One distraction for this viewer was the failure of the director and cinematographer to capture on film the essence of The Jazz Age the way Fitzgerald did in his novel. This version of "Tender is the Night" has the 1960's written all over it from the clothes worn to a jet-set aura rather than the Lost Generation expatriate ambiance of the Fitzgerald masterpiece. Even the music is more 1930's swing than 1920's jazz. The only saving grace in the music department is the original score provided by virtuoso composer Bernard Herrmann.

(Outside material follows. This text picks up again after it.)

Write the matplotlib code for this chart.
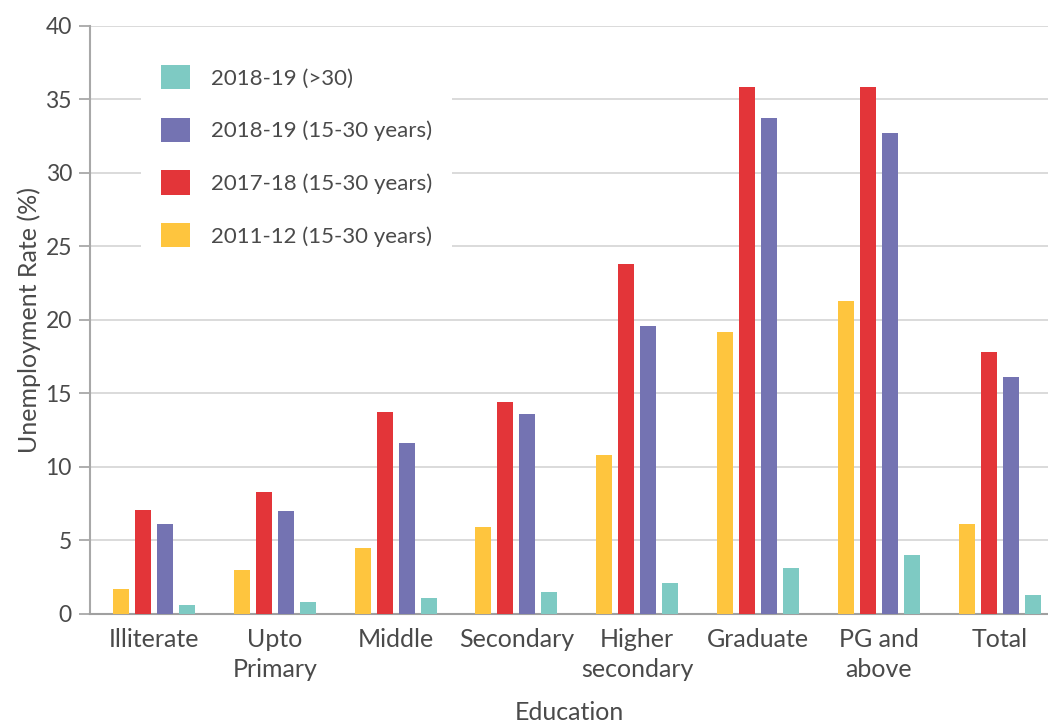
import matplotlib.pyplot as plt
import numpy as np

plt.rcParams['font.family'] = ['Lato', 'DejaVu Sans']

# data
categories = ['Illiterate', 'Upto\nPrimary', 'Middle', 'Secondary',
              'Higher\nsecondary', 'Graduate', 'PG and\nabove', 'Total']
y2011 = [1.7, 3.0, 4.5, 5.9, 10.8, 19.2, 21.3, 6.1]
y2017 = [7.1, 8.3, 13.7, 14.4, 23.8, 35.8, 35.8, 17.8]
y2018 = [6.1, 7.0, 11.6, 13.6, 19.6, 33.7, 32.7, 16.1]
y2018_old = [0.6, 0.8, 1.1, 1.5, 2.1, 3.1, 4.0, 1.3]

series = [
    ('2011-12 (15-30 years)', y2011, '#fec53e'),
    ('2017-18 (15-30 years)', y2017, '#e33539'),
    ('2018-19 (15-30 years)', y2018, '#7473b2'),
    ('2018-19 (>30)', y2018_old, '#7ecac3'),
]

txt = '#4a4a4a'
fig = plt.figure(figsize=(10.48, 7.22), dpi=100)
ax = fig.add_axes([90/1048, 1-614/722, 1-90/1048, (614-25.5)/722])

x = np.arange(len(categories))
w = 0.132
offs = [-0.273, -0.091, 0.091, 0.273]
for (lab, vals, col), o in zip(series, offs):
    ax.bar(x + o, vals, w, color=col, label=lab, zorder=3)

ax.set_xlim(-0.53, -0.53 + 958/120.8)
ax.set_ylim(0, 40)
ax.set_yticks(range(0, 41, 5))
ax.grid(axis='y', color='#d4d4d4', lw=1.2, zorder=0)
ax.set_axisbelow(True)

for s in ['top', 'right']:
    ax.spines[s].set_visible(False)
ax.spines['left'].set_color('#a8a8a8')
ax.spines['left'].set_linewidth(1.5)
ax.spines['bottom'].set_color('#a0a0a0')
ax.spines['bottom'].set_linewidth(1.5)

ax.set_xticks(x)
ax.set_xticklabels(categories, fontsize=18, color=txt, linespacing=1.38)
ax.tick_params(axis='x', length=0, pad=10)
ax.tick_params(axis='y', length=8, width=1.3, color='#a8a8a8',
               labelsize=16.5, labelcolor=txt, pad=5)

ax.set_ylabel('Unemployment Rate (%)', fontsize=18, color=txt, labelpad=3)
ax.set_xlabel('Education', fontsize=18, color=txt, labelpad=14)

h, l = ax.get_legend_handles_labels()
leg = ax.legend(h[::-1], l[::-1], loc='upper left',
                bbox_to_anchor=(141/1048, 1-45/722), bbox_transform=fig.transFigure,
                fontsize=16, frameon=True, facecolor='white', edgecolor='none',
                framealpha=1, fancybox=False, borderpad=0.9, borderaxespad=0,
                handlelength=1.3, handleheight=1.3, handletextpad=0.95,
                labelspacing=1.28)
for t in leg.get_texts():
    t.set_color(txt)

fig.savefig('out.png', dpi=100)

All that remains of Fitzgerald is the bare bones story of the cosmopolitan Divers, focusing on Dr. Dick Diver, played with élan by Jason Robards Jr, a psychiatrist, married to Nicole (Jennifer Jones), who has suffered a mental breakdown. The good doctor becomes both a husband and an analyst to his mentally unbalanced spouse. On the French Riviera just before the stock market crash of 1929, Dr. Diver, near middle age, meets and falls for a rising starlet, Rosemary Hoyt (Jill St. John). As the plot thickens, Dr. Diver slides into a maelstrom of drunken escapades until he hits rock bottom. The story somewhat parallels Fitzgerald and his wife Zelda's own experiences, though Fitzgerald claimed it was based on friends Gerald and Sara Murphy's struggles.
By all means read the novel before watching this screen adaptation. I recommend the film only as a supplement to the book, perhaps Fitzgerald's best work.